As an employer, you have a lot to manage - and the image of your company is one of them. While hiring, you often see potential hires in their best interview outfits and polish, but on the job, expectations can have discrepancy between you and your employees.
Compare a financial institution to a brand new tech startup. In IT, it's perfectly normal to rock a t-shirt and jeans in the office - and not just on Casual Fridays. It can be a sign of belonging to dress like this in these spaces - it shows your focus is on what's behind your screen, and allows employees to be comfortable while spending hours solving problems with code.
For front-facing roles - like banks and customer service - looking the part is equally as important - just in a different frame. A polished blazer or tailored pant can show a customer you care about what they think of you and you're confident and capable in what you do.

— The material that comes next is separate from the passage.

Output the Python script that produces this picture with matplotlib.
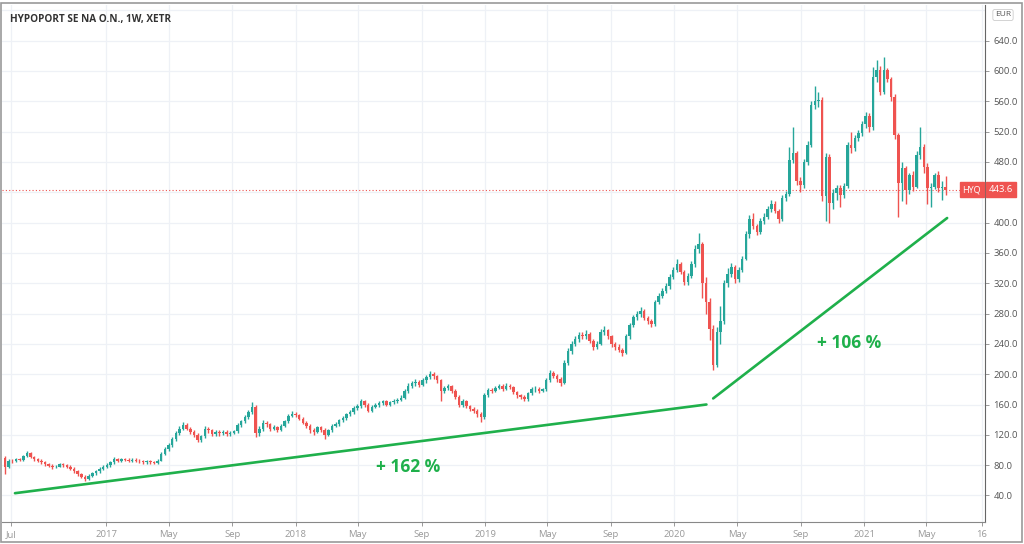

First impressions can make or break the start of a business relationship, which is why your staff should look cohesive in your professional settings. We've rounded up our top tips to handle dress code violations.
To achieve a unified look across the business, a dress code that orients the staff on what they should wear to work is often set.
However, as what happens with any set of rules, there is always someone to break them. Whether it is on purpose or not, if your business relies on a dress code, there will be occasions where it will be breached.
Here are examples of how these situations may come up and how to deal with them.
Maintain some flexibility!
Although you should certainly care about the presentation of your business, it’s also necessary to respect the right to self-expression of your employee. If we take a look at dress codes that are too strict, such as in schools in the U.S., it’s easy to see that people patronized and unhappy if they have no room to show their personalities.
Try to find a balance between preserving the company’s image and allowing the staff to express themselves. They will certainly appreciate such freedom and having happy, satisfied employees is a great way to guarantee the success of your business.
Ensure rules are clear to employees
Nothing contributes to a positive work environment like good communication. Make sure you have clear guidelines and that they are properly explained to the staff.
The dress code should be explained to every new staff member that arrives and, ideally, you should take that time to remind the entire staff of the rules.
Finally, you can have signs and posters explaining the dress code on the walls of the workplace as a further measure to guarantee that the employees will remember it.
First break in dress code
Unfortunately, even following all of the preventive measures, you will still run into situations where staff violates the dress code. This is because there are too many variables that can’t be accounted for when you depend on the employees to provide the clothes for themselves.
Considering this, your business should have a policy to deal with violations.
The first thing to consider is that your employees deserve a second chance. Therefore, the first violation could earn only a warning. This way, you can let the staff know about their mistake and the importance of following the dress code, without necessarily punishing them.
Hopefully, this will encourage them to be attentive to the dress code and won’t lead to repeat violations.
Repeat breaks in dress code
However, they may break the dress code repeatedly.
In this case, you have to assess the size of the violations, as well as the reason for it when deciding what the penalty should be. Often, they might ignore details of the dress code, such as sock colour or jewellery, because they don’t take such rules seriously. In this case, you might want to ask them to remove the violating piece or to stay home for the day.
In more extreme cases of dress code violation, however, you might consider letting them go and hiring someone new. Repeated sizeable dress code breaches could mean they don’t care about the work they are doing, and in that case, it’s better to find someone new.
Have a uniform
The best way to avoid a dress code violation is to not have a dress code!
Instead of that, you can design a uniform for your business that will ensure all of your staff looks professional and on-brand.
When designing a uniform, don’t forget to get some feedback from the staff to make sure they will be satisfied with it. If they’re happy with the design, they won’t have any problem wearing it every day at work and you won’t have to worry about them breaking the dress code anymore!
Make sure to clearly explain the dress code to your staff, and to create a set of policies on how to deal with violations. But keep in mind the best way for you to avoid such issues could be designing a fun uniform for your employees!